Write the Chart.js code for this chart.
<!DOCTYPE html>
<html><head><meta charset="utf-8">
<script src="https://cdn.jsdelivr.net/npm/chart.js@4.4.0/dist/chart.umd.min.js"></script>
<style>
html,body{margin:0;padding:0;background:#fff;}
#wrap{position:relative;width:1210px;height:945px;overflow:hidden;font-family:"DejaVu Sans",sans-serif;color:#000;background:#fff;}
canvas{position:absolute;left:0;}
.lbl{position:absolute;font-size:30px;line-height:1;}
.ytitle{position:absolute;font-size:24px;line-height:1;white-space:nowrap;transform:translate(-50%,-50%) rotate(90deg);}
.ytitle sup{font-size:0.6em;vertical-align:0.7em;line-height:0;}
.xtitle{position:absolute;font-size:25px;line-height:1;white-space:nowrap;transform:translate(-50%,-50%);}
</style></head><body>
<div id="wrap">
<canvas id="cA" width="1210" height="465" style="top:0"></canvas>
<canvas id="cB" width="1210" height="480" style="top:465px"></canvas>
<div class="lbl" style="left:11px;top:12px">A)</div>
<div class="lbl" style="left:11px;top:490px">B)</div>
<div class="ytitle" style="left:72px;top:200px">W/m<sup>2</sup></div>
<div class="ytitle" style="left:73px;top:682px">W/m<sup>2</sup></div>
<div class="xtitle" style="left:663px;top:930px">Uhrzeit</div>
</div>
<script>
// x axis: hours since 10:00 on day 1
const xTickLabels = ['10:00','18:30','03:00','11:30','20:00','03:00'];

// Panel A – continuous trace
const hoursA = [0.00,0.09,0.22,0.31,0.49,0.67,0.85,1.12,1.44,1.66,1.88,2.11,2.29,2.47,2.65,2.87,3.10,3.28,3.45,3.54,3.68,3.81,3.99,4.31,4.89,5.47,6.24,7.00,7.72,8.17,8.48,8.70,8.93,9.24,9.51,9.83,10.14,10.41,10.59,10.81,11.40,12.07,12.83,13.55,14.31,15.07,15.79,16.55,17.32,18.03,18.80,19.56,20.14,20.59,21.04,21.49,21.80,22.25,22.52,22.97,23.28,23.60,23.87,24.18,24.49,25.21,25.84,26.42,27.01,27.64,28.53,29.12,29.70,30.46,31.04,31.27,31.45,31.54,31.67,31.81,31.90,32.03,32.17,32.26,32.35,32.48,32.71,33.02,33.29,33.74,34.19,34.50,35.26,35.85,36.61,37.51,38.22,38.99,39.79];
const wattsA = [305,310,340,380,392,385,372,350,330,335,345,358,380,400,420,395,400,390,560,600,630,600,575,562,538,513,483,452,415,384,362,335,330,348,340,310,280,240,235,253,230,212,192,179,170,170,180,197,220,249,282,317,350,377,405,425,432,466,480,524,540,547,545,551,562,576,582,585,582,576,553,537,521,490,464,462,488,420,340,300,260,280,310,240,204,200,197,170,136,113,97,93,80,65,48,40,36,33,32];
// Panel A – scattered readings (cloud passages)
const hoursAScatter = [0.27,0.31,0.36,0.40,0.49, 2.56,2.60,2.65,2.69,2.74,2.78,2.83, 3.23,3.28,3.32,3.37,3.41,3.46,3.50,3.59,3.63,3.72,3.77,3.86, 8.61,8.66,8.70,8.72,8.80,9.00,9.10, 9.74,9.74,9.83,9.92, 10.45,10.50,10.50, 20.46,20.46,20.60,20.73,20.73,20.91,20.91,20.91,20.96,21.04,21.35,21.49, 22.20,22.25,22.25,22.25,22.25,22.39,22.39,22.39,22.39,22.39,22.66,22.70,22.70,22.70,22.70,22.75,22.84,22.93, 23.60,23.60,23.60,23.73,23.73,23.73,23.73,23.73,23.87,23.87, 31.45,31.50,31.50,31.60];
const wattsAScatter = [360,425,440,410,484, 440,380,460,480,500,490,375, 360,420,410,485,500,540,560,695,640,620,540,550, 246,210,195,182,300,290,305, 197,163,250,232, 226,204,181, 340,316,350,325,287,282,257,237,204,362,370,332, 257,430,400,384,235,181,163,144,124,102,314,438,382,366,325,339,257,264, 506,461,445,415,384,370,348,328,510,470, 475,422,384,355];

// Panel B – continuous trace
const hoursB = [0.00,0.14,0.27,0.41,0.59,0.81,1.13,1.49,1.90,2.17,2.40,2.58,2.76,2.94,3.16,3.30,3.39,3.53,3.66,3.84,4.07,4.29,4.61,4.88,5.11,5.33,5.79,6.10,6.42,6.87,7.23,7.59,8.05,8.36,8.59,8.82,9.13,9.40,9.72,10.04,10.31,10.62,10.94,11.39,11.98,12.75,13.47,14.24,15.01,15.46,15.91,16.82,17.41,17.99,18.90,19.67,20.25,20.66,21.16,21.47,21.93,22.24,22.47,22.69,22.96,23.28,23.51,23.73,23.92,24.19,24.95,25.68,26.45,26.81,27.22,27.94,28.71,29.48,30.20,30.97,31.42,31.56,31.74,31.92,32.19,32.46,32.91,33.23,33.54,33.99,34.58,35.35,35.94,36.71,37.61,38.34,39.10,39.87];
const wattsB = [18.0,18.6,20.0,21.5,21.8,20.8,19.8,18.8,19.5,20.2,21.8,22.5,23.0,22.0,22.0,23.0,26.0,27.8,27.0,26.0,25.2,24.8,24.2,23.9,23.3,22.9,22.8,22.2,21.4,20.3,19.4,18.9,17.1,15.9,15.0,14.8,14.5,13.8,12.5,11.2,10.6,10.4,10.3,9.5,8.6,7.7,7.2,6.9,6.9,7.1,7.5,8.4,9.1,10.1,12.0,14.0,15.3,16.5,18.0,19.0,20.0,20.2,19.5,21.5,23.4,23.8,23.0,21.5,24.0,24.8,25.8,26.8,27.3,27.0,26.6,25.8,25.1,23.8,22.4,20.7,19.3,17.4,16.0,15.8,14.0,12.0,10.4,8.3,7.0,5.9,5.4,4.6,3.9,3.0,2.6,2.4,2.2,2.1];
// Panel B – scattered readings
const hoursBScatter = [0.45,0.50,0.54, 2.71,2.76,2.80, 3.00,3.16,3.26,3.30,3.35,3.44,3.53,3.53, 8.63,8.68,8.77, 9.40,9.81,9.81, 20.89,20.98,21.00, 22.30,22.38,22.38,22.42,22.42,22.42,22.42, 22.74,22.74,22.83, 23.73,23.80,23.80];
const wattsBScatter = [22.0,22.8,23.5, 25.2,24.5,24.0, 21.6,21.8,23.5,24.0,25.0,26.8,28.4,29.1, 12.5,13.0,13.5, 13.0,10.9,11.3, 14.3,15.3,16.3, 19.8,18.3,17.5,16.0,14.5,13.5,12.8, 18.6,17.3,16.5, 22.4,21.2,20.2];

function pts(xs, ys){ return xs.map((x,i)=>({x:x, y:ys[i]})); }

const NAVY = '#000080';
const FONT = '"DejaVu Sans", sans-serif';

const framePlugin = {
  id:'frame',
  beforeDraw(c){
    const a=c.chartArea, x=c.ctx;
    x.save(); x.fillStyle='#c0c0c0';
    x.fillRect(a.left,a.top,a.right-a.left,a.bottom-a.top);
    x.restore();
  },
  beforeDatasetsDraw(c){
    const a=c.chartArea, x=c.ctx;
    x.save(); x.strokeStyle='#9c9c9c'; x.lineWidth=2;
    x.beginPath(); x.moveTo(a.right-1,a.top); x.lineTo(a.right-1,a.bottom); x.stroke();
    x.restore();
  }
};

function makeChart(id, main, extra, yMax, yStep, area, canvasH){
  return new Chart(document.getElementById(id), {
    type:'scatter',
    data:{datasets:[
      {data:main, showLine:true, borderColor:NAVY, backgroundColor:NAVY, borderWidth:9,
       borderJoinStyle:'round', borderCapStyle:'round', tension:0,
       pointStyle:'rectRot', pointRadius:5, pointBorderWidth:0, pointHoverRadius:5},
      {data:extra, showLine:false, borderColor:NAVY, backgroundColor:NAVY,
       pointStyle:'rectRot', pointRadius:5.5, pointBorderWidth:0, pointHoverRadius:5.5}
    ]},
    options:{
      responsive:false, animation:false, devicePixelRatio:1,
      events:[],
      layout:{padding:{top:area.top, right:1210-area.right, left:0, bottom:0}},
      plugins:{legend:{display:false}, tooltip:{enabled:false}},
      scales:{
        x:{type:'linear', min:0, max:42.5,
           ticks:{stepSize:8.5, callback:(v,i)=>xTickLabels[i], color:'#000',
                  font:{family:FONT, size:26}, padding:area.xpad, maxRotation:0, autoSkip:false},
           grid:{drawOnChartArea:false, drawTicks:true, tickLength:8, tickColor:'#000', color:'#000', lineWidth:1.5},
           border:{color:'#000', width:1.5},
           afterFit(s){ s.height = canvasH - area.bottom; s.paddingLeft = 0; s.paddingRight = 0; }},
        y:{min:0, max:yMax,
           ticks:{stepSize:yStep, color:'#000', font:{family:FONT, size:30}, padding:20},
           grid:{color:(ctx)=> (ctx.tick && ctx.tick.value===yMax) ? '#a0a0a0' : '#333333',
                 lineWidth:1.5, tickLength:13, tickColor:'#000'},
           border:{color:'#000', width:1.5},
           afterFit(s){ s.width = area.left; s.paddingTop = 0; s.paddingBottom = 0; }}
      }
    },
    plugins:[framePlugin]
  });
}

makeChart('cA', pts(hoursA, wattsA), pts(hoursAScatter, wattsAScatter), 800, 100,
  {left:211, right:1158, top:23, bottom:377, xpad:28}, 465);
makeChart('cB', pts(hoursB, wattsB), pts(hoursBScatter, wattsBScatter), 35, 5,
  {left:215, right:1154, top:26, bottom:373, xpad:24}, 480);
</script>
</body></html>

++++

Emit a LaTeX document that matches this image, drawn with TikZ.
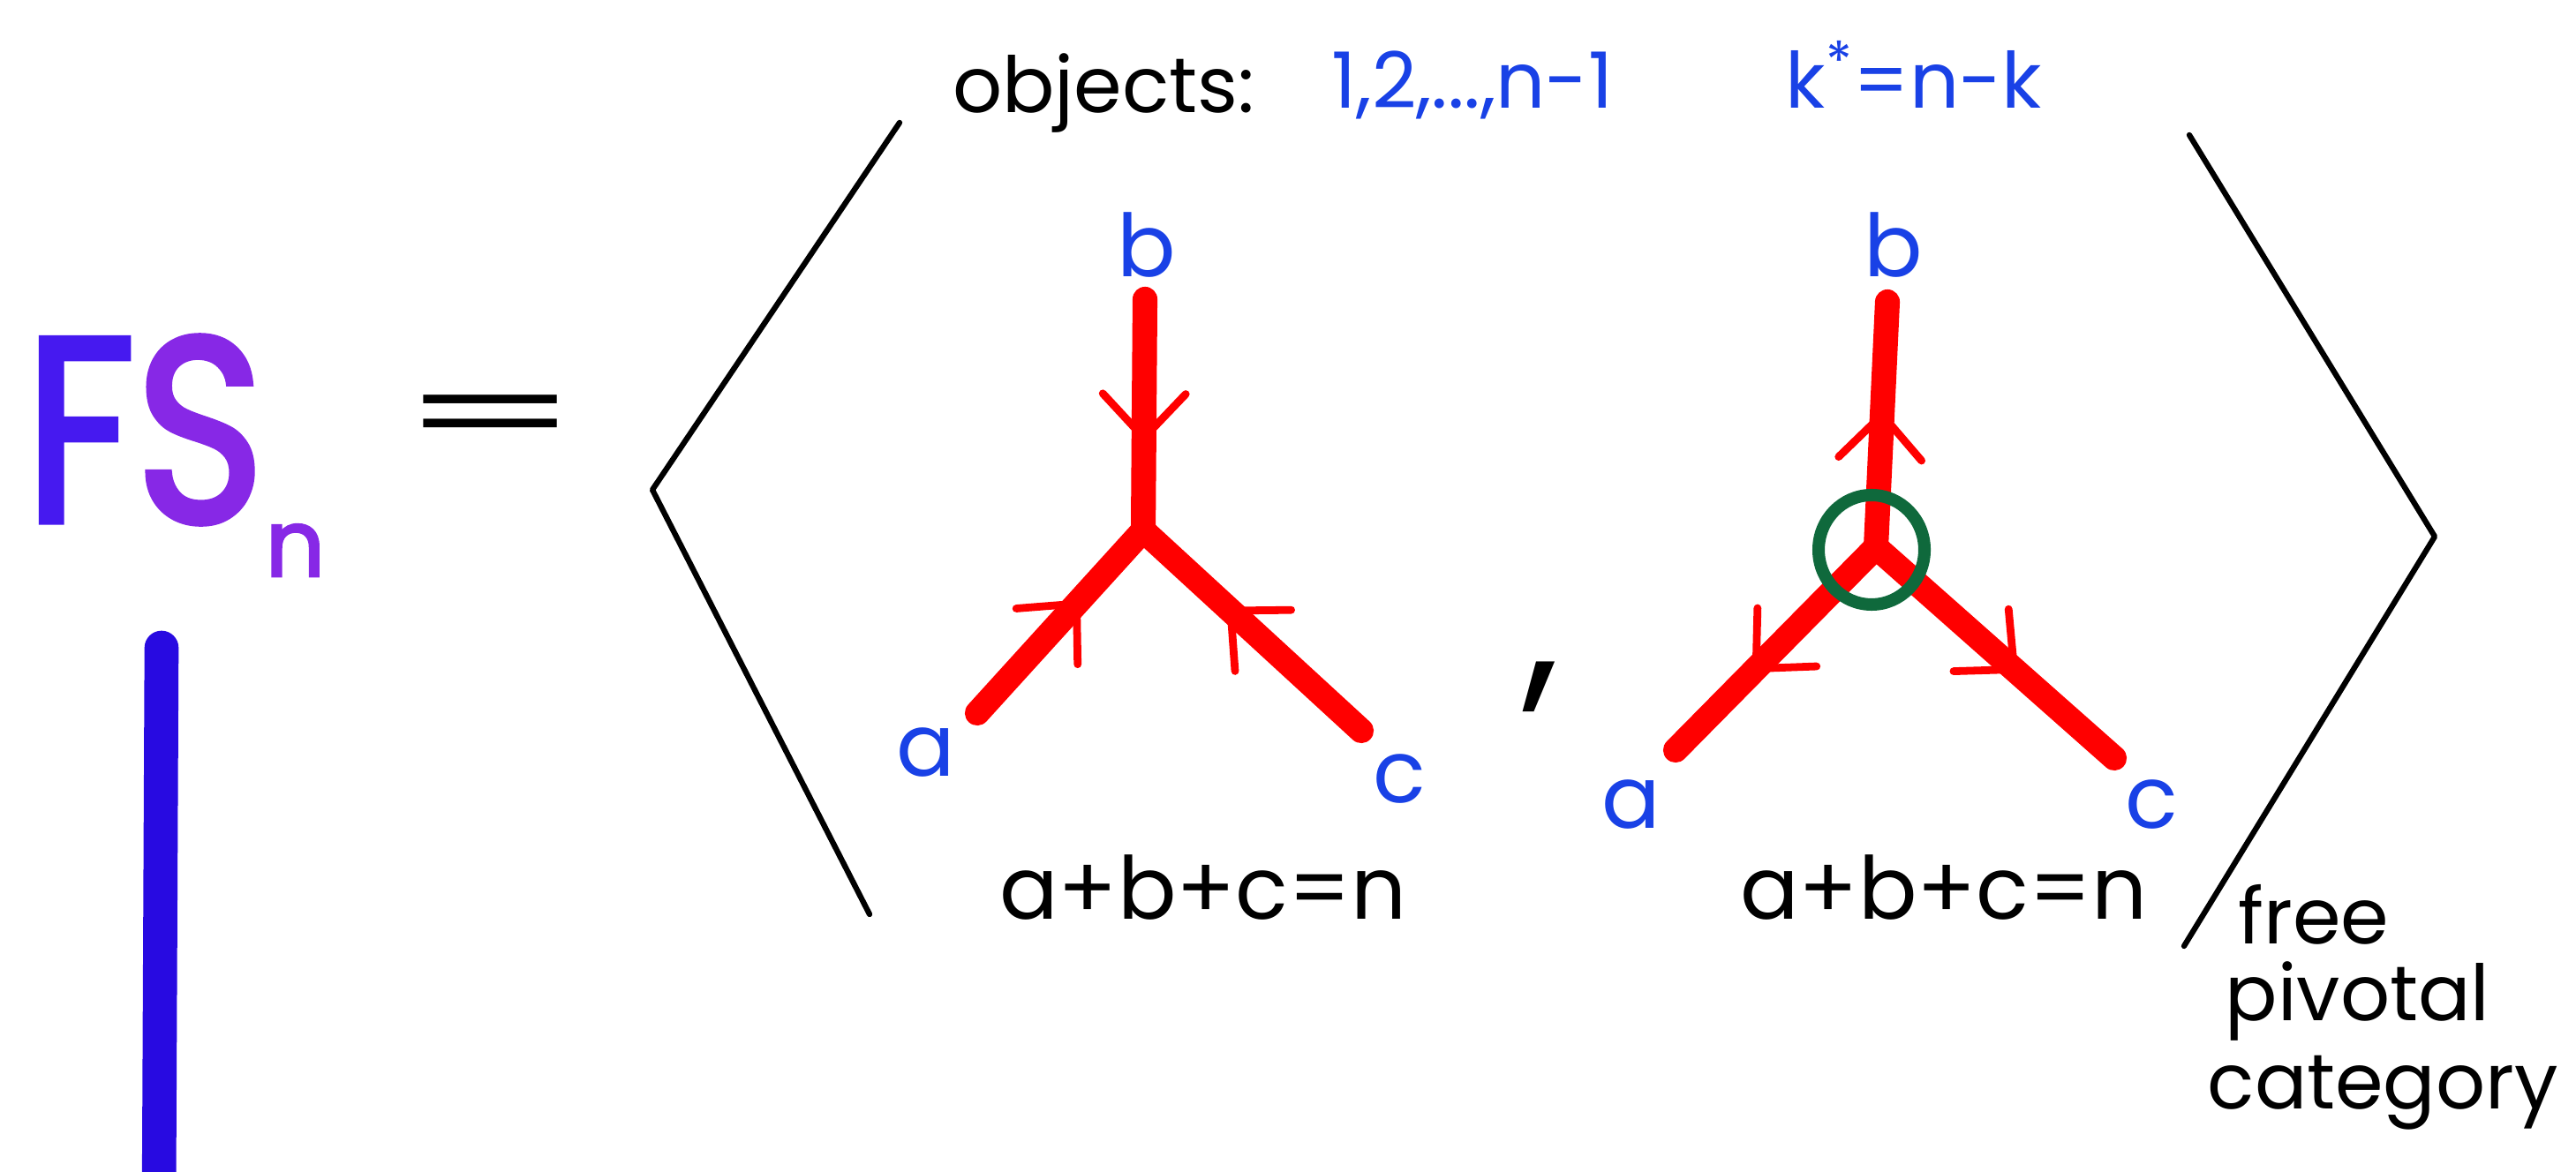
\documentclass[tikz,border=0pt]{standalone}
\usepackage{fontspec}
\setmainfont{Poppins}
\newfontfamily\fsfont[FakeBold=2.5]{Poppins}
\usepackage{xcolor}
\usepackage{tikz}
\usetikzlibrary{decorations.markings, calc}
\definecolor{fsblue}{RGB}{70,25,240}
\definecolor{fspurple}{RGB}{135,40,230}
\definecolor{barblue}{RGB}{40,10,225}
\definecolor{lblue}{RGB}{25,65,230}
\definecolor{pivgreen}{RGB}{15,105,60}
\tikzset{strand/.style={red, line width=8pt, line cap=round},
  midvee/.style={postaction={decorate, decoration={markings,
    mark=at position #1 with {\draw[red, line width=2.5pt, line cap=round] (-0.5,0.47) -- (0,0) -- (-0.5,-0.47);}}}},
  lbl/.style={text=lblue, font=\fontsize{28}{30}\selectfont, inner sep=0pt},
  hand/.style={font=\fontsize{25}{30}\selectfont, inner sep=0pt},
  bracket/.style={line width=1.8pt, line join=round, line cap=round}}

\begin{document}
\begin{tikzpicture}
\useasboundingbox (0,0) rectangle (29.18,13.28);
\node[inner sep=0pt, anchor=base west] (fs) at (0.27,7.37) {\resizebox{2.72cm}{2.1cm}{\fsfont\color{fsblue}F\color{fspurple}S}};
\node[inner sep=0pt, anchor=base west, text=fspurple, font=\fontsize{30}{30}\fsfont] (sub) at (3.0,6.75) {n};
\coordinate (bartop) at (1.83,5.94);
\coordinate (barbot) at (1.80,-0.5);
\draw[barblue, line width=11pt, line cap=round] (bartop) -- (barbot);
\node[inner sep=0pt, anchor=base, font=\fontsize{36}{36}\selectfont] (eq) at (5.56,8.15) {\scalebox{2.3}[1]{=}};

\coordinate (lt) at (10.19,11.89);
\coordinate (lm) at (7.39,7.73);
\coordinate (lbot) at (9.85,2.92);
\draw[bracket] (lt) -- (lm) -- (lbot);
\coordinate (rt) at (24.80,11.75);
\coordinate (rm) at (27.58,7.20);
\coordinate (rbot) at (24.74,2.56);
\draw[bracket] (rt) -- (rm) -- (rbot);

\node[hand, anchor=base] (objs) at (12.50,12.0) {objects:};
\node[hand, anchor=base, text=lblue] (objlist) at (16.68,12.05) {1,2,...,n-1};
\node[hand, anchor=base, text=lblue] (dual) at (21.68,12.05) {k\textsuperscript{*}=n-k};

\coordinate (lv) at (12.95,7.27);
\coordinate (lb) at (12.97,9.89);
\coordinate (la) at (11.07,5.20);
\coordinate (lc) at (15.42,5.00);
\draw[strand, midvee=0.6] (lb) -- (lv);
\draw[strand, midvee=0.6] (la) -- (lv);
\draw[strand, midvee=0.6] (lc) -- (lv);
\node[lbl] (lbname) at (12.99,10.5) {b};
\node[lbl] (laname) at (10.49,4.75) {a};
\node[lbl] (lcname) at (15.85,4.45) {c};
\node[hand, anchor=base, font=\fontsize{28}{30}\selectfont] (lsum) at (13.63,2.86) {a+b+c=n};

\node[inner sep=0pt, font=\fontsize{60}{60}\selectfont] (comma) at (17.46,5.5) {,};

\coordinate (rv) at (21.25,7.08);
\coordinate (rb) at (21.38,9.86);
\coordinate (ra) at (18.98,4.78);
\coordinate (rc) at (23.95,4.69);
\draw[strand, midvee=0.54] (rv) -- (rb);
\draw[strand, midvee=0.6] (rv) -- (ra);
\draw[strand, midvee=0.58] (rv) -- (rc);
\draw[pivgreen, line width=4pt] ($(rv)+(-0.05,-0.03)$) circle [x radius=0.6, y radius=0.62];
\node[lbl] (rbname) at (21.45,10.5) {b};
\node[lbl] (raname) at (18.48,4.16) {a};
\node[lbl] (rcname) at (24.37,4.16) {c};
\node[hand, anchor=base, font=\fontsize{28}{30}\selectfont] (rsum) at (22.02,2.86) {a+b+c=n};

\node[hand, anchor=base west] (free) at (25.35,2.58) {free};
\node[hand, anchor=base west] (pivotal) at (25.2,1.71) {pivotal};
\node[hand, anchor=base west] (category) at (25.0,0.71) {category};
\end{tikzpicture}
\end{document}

++++

• [OBJECTIVE]: Gather each line from the entries above that includes the word "with".

• [TASK RESPONSE]:
Emit a LaTeX document that matches this image, drawn with TikZ.
    mark=at position #1 with {\draw[red, line width=2.5pt, line cap=round] (-0.5,0.47) -- (0,0) -- (-0.5,-0.47);}}}},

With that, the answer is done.